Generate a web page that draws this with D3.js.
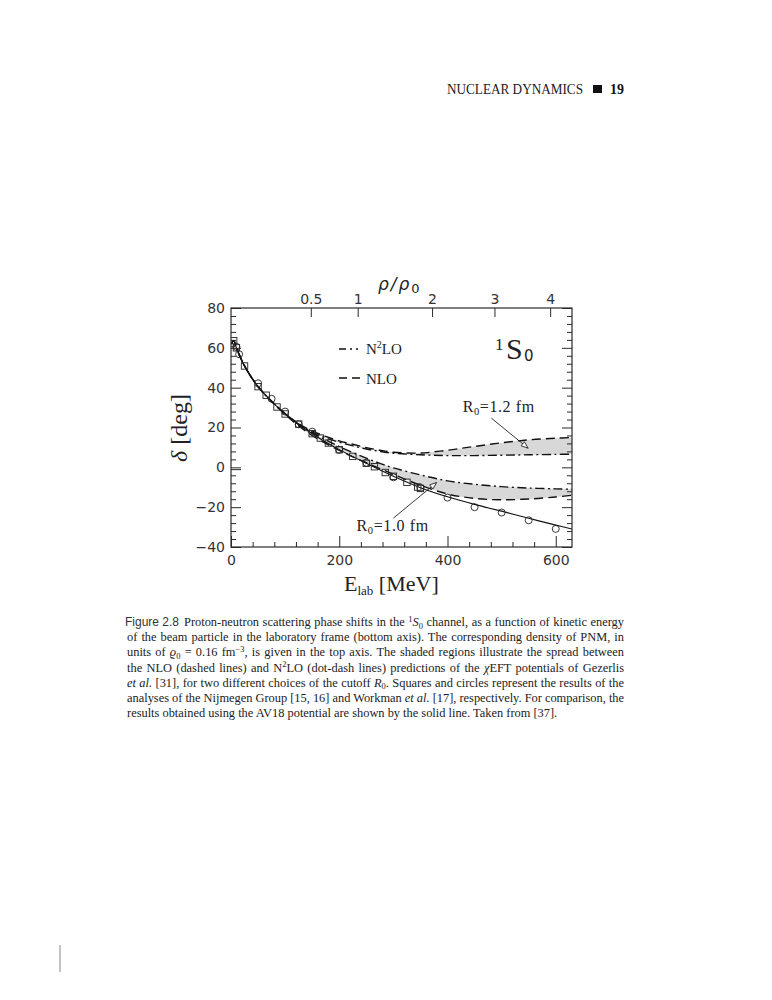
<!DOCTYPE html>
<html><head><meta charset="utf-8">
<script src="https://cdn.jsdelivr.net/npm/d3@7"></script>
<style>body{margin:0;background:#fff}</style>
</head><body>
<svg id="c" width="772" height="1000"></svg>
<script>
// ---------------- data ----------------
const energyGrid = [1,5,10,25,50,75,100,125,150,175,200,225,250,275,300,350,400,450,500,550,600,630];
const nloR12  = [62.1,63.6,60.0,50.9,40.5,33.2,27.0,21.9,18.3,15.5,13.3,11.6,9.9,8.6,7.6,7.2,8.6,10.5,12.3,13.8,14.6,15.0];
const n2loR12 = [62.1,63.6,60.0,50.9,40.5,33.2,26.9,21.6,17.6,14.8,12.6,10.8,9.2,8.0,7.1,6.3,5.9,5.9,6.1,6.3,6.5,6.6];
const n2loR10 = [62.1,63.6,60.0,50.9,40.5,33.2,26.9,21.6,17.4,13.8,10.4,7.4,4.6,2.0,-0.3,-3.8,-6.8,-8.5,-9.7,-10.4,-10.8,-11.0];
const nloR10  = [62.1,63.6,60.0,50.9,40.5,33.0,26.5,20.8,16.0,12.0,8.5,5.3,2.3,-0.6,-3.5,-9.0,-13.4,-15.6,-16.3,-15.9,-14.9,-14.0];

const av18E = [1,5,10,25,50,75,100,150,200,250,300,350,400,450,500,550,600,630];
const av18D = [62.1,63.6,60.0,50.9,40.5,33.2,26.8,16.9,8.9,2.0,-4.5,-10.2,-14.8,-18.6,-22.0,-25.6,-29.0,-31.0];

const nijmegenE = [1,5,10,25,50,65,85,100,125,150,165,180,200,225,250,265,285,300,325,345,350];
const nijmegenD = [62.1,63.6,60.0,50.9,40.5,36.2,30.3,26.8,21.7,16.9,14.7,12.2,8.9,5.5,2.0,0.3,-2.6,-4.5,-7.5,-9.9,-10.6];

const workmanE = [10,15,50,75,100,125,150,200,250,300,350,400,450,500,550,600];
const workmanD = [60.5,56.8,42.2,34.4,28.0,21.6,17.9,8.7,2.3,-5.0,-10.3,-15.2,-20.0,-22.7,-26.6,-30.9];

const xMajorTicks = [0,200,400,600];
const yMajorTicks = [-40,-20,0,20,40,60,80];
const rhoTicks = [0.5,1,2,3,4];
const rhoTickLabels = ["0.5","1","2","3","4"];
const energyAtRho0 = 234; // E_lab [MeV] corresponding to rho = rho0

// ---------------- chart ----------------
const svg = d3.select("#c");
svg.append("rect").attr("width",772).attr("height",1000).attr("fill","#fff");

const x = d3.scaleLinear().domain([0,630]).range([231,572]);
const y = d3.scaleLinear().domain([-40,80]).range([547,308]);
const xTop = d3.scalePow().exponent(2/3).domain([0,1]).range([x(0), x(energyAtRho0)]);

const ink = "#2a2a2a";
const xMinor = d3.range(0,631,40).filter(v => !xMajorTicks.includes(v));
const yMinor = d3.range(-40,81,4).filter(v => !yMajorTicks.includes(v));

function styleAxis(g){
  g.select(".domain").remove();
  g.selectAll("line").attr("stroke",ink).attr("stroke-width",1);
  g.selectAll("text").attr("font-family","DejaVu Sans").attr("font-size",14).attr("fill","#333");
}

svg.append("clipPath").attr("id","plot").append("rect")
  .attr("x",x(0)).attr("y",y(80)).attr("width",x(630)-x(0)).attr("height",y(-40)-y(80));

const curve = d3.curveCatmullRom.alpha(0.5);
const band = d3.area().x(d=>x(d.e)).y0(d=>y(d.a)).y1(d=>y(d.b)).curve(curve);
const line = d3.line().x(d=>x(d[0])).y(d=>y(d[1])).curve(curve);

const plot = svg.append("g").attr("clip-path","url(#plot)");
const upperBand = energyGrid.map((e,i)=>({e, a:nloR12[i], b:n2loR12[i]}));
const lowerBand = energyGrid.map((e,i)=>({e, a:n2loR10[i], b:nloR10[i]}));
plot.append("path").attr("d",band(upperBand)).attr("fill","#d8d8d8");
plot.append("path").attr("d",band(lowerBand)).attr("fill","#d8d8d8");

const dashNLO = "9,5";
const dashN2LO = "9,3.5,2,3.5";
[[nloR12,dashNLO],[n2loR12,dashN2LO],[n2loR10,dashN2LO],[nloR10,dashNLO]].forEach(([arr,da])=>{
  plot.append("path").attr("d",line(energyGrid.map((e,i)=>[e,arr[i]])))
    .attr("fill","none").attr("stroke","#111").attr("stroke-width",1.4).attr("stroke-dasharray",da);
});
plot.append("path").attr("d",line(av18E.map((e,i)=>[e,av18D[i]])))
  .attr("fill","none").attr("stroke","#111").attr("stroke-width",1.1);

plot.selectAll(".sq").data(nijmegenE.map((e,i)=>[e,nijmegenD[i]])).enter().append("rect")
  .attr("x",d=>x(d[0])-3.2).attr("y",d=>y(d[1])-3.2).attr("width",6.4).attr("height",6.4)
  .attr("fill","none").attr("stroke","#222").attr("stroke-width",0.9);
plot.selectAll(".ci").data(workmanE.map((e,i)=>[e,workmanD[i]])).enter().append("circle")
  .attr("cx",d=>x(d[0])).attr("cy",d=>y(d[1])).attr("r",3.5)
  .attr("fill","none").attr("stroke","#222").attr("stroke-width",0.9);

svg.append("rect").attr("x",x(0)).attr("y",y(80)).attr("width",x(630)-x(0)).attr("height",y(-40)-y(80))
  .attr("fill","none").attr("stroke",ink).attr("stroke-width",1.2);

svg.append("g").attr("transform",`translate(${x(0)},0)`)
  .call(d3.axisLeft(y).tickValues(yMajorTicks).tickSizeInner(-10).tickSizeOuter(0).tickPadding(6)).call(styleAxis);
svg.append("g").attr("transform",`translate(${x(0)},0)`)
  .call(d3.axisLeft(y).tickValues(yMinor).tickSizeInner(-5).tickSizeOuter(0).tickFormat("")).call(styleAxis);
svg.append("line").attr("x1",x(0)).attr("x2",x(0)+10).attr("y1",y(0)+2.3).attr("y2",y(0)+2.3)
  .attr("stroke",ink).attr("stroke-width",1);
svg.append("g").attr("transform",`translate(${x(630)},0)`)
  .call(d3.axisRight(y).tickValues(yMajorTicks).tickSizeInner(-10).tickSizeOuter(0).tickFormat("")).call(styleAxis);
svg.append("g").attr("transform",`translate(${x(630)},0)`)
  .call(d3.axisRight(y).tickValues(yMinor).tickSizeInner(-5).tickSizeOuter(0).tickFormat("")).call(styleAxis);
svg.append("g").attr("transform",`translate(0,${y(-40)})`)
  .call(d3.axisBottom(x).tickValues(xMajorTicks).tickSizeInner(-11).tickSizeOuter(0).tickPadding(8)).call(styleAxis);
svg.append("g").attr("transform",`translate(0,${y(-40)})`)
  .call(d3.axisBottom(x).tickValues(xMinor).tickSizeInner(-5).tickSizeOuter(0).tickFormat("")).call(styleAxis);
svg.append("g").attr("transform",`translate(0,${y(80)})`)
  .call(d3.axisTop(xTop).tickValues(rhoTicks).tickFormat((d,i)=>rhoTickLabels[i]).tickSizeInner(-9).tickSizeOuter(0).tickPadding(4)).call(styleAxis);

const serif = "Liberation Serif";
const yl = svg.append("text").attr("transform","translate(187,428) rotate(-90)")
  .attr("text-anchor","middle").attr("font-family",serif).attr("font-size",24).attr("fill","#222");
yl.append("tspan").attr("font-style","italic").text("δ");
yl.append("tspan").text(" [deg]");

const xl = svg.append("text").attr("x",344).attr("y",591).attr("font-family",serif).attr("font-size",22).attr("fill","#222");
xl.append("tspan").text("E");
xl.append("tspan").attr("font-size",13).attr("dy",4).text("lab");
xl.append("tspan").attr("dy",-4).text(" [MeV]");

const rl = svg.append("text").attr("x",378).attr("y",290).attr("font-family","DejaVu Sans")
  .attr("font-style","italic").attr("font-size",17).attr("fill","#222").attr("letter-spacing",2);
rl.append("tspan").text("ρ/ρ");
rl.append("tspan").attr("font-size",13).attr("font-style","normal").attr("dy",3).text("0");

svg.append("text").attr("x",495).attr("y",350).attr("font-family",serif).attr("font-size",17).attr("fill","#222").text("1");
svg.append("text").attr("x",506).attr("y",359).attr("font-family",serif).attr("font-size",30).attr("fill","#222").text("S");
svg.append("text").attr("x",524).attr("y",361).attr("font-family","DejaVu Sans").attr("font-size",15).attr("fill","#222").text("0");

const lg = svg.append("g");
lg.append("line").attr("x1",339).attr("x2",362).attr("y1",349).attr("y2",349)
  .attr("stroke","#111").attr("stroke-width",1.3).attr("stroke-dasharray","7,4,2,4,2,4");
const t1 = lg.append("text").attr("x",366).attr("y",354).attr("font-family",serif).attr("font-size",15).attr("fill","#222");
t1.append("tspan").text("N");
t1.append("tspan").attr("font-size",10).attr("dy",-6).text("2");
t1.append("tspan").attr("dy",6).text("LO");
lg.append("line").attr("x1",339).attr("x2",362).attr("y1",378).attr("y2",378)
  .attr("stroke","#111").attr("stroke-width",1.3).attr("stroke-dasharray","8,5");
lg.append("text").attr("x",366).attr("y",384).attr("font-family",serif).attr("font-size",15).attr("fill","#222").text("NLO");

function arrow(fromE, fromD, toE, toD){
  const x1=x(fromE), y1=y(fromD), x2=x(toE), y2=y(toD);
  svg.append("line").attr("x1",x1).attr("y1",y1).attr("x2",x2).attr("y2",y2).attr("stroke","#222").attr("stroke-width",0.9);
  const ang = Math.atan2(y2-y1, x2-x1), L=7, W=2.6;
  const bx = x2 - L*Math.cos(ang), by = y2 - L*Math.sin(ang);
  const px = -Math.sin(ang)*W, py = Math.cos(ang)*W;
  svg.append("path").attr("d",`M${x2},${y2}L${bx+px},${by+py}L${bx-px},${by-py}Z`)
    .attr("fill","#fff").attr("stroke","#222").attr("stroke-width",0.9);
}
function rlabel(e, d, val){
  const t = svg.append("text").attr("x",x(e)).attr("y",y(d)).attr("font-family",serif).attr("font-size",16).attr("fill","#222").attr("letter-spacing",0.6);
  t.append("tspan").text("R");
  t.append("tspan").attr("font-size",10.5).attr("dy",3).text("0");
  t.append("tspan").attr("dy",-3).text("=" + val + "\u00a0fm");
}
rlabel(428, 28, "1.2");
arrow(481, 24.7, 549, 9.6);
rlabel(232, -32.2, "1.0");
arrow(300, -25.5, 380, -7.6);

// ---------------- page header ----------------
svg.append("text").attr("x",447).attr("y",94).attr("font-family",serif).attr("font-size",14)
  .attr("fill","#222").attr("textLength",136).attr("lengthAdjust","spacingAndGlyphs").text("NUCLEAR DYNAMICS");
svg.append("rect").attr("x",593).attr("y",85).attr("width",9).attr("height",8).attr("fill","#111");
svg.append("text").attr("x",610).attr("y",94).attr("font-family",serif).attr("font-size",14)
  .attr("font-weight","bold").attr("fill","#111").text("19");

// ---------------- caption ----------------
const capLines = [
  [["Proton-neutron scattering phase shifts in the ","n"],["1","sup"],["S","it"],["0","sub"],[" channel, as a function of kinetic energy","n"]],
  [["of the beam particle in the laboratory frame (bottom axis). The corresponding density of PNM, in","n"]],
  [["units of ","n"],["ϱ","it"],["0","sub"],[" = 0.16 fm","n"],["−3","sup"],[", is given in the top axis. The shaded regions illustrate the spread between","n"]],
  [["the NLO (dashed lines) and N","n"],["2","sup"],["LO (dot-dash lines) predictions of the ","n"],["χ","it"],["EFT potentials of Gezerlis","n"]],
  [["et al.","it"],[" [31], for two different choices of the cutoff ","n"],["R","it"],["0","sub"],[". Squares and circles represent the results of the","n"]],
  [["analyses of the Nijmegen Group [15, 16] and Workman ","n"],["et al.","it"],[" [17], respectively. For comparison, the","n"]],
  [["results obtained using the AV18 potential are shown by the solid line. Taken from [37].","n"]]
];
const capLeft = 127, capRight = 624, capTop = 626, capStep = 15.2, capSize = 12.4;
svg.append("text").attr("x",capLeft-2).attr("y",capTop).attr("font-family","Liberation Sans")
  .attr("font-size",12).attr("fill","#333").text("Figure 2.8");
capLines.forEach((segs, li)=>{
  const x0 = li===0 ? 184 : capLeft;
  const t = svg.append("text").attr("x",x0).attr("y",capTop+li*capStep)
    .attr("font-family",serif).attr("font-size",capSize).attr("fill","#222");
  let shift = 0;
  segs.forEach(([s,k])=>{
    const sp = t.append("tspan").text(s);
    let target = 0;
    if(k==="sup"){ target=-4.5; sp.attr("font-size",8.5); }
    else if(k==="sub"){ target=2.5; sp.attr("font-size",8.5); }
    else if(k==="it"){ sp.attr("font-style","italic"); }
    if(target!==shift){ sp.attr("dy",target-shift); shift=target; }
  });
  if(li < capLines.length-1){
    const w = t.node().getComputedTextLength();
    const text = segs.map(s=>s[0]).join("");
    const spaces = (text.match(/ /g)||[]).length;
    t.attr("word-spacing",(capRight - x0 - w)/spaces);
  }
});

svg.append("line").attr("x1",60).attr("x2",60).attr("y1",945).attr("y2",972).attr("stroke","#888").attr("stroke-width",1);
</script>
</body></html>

____

> _EXERCISE DETAILS_
Copy each line of the data above that holds "page".

> _RESPONSE TO THE EXERCISE_
Generate a web page that draws this with D3.js.
// ---------------- page header ----------------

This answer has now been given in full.